I think experts learn this, appreciate it as a point of theory, and then often forget to really bring it back up and rethink it where it's applicable. All statistical learning takes place subject to assumptions of "niceness". Which assumptions, though?

Seems to me like:

* If you make certain "niceness" assumptions about the functions in your hypothesis space, but few to none about the distribution, you're a Machine Learner.

* If you make niceness assumptions about your distribution, but don't quite care about the generating function itself, you're an Applied Statistician.

* If you make niceness assumptions about your data, that it was generated from some family of distributions on which you can make inferences, you're a fully frequentist or Bayesian statistician.

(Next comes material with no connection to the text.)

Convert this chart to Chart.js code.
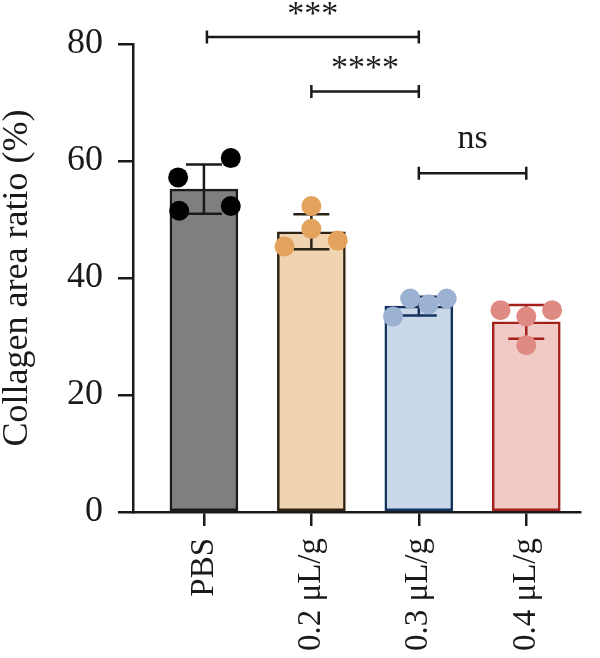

* If you want to make almost no assumptions about the generating process yielding the data, but still want just enough assumptions to make reasoning possible, you may be working in the vicinity of any of cognitive science, neuroscience, or artificial intelligence.

The key thing you always have to remind yourself is: you are making assumptions. The question is: which ones? The original article reminds us of a whole lot of the assumptions behind current deep learning:

* The "layers" we care about are compositions of a continuous nonlinear function with a linear transform.

* The functions we care about are compositions of "layers".

* The transforms we care about are probably convolutions or just linear-and-rectified, or just linear-and-sigmoid.

* Composing layers enables gradient information to "fan out" from the loss function to wider and wider places in the early layers.

* The data spaces we care about are usually Euclidean.

These are things every expert knows, but which most people only question when it's time to look at the limitations of current methods. The author of the original article appears well-versed in everything, and I'm really excited to see what they've got for the next part.